Reflections ~ in pictures, as Zoolatry is always more about images than words ~ a look back through the year about to end. Forgive me while I reflect through many years that have ended, it is something I always seem to do. Retired now, many years and sadly a widow. Much lost, gone ~ much gained, easy to see now, though not at the time of happening. And it was such a long time ago I also said good-bye to my heart cat Maggy, and silly little Zoey (Poppy Vic's Number One). It seems only yesterday they all left, each to their own place ~ apart from me ~ yet they thrive in their new homes, and are often thought of, and appear, here ~ their first home.
Apart from me. Is it only in the movies that you hear an actor say, "I cannot see him anymore," the face of the love lost, now fading into memory. I am blessed, as Poppy Vic and my kitty girls have never faded from my sight. All sit on my shoulder, each walks beside me, with every coming day.
And this place is my journal, my diary ... where I can visit, refreshing memories as my own mind muddies with age. This has become a place of friendship, warm words, caring thoughts, a simple "hello", left by those I have not met, will never meet but who have become an important part of my life ... every day.
To 2018 I say not just goodbye, but good riddance, glad you're gone, don't need you, don't want you around. I am a political animal, and living where I do, local news is national news is international news, and it is my addiction. Hooked on it. News was dinner table talk in rural Indiana, growing up in the 1950s.
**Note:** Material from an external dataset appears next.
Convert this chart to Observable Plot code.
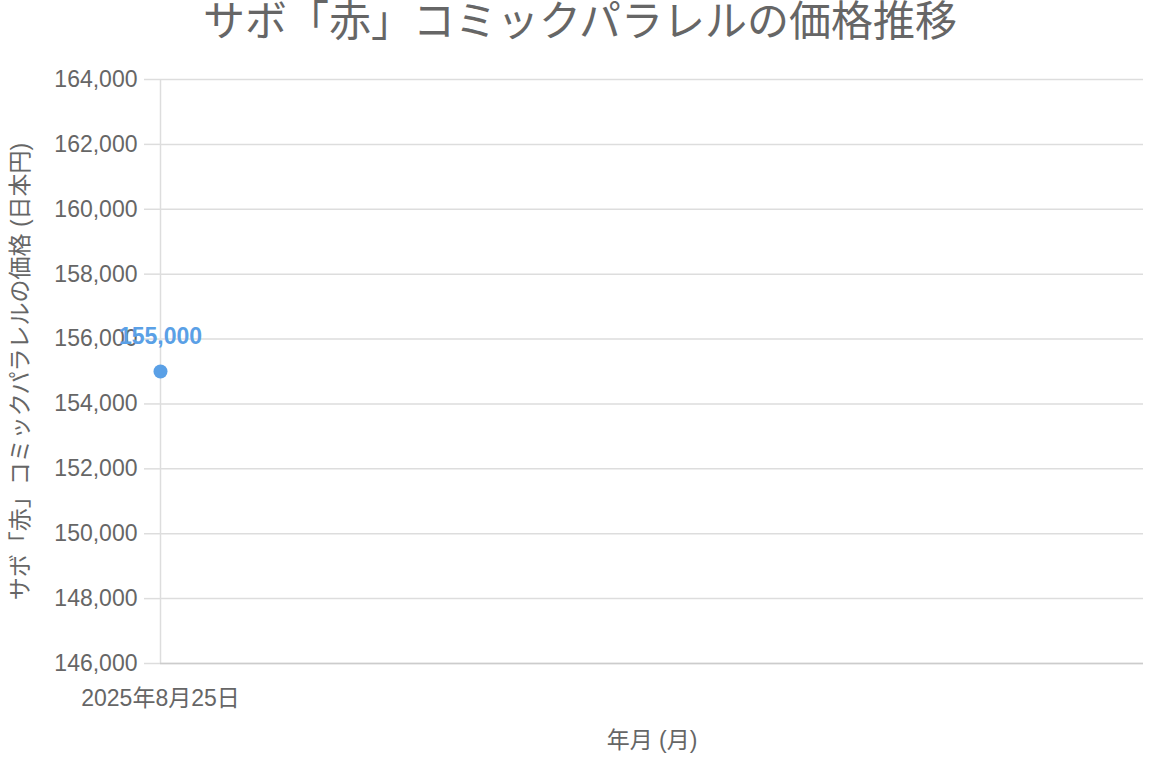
<!DOCTYPE html>
<html><head><meta charset="utf-8">
<script src="https://cdn.jsdelivr.net/npm/d3@7"></script>
<script src="https://cdn.jsdelivr.net/npm/@observablehq/plot@0.6"></script>
<style>
body{margin:0;background:#fff;font-family:"Liberation Sans","Noto Sans CJK JP",sans-serif;}
#title{height:50px;line-height:44px;text-align:center;font-size:42px;color:#666;width:1160px;white-space:nowrap;}
</style></head><body>
<div id="title">サボ「赤」コミックパラレルの価格推移</div>
<div id="chart"></div>
<script>
const dates = ["2025年8月25日"];
const prices = [155000];
const yTicks = [146000,148000,150000,152000,154000,156000,158000,160000,162000,164000];
const yLabel = "サボ「赤」コミックパラレルの価格 (日本円)";
const xLabel = "年月 (月)";

const data = dates.map((d,i)=>({date:d, price:prices[i]}));
const fmt = d3.format(",");
const font = "Liberation Sans, Noto Sans CJK JP, sans-serif";

const chart = Plot.plot({
  width:1160, height:716,
  marginTop:29, marginBottom:103, marginLeft:160, marginRight:17,
  style:{fontFamily:font, fontSize:"23px", color:"#666", background:"#fff"},
  x:{type:"point", domain:dates, padding:0, align:0},
  y:{domain:[146000,164000]},
  marks:[
    Plot.gridY(yTicks,{stroke:"#ddd", strokeOpacity:1, strokeWidth:1.5}),
    Plot.gridX(dates,{stroke:"#ddd", strokeOpacity:1, strokeWidth:1.5}),
    Plot.axisY(yTicks,{tickSize:16, tickPadding:7, stroke:"#ddd", strokeOpacity:1, strokeWidth:1.5, tickFormat:fmt, fill:"#666", fontSize:23, label:null}),
    Plot.axisX(dates,{tickSize:0, tickPadding:26, fill:"#666", fontSize:23, label:null}),
    Plot.ruleY([146000],{stroke:"#ccc", strokeWidth:1.5}),
    Plot.dot(data,{x:"date", y:"price", r:7, fill:"#5aa0e6", stroke:"none"}),
    Plot.text(data,{x:"date", y:"price", text:d=>fmt(d.price), dy:-35, fill:"#5aa0e6", fontWeight:"bold", fontSize:23}),
    Plot.text([yLabel],{frameAnchor:"left", textAnchor:"middle", dx:-140, rotate:-90, fill:"#666", fontSize:23}),
    Plot.text([xLabel],{frameAnchor:"bottom", dy:84, fill:"#666", fontSize:23})
  ]
});
document.getElementById("chart").appendChild(chart);
</script></body></html>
I blame my parents for my addiction ... my daily papers of choice, the Washington Post and the New York Times. Read the old fashioned way, on paper, coffee cup to the side. No online news here, tech is leaving me behind. I am tired of the real world of 2018.
Will 2019 be different, can it be? In my alternate world of Zoolatry, it will be a wonderful, amazing and fullsome year. I'd rather live here in the Zoolatry world.
Someone once reminded me, January ... Janus, the Roman god of beginnings and endings, and the god of gateways and doors. So we begin, anew. Hoping much, praying more. Opening a door each day, the door perhaps to Fibber McGee's closet not knowing what will fall out from an avalanche of stuff: good, bad, happy, sad, and in-between stuff. Come along for the ride.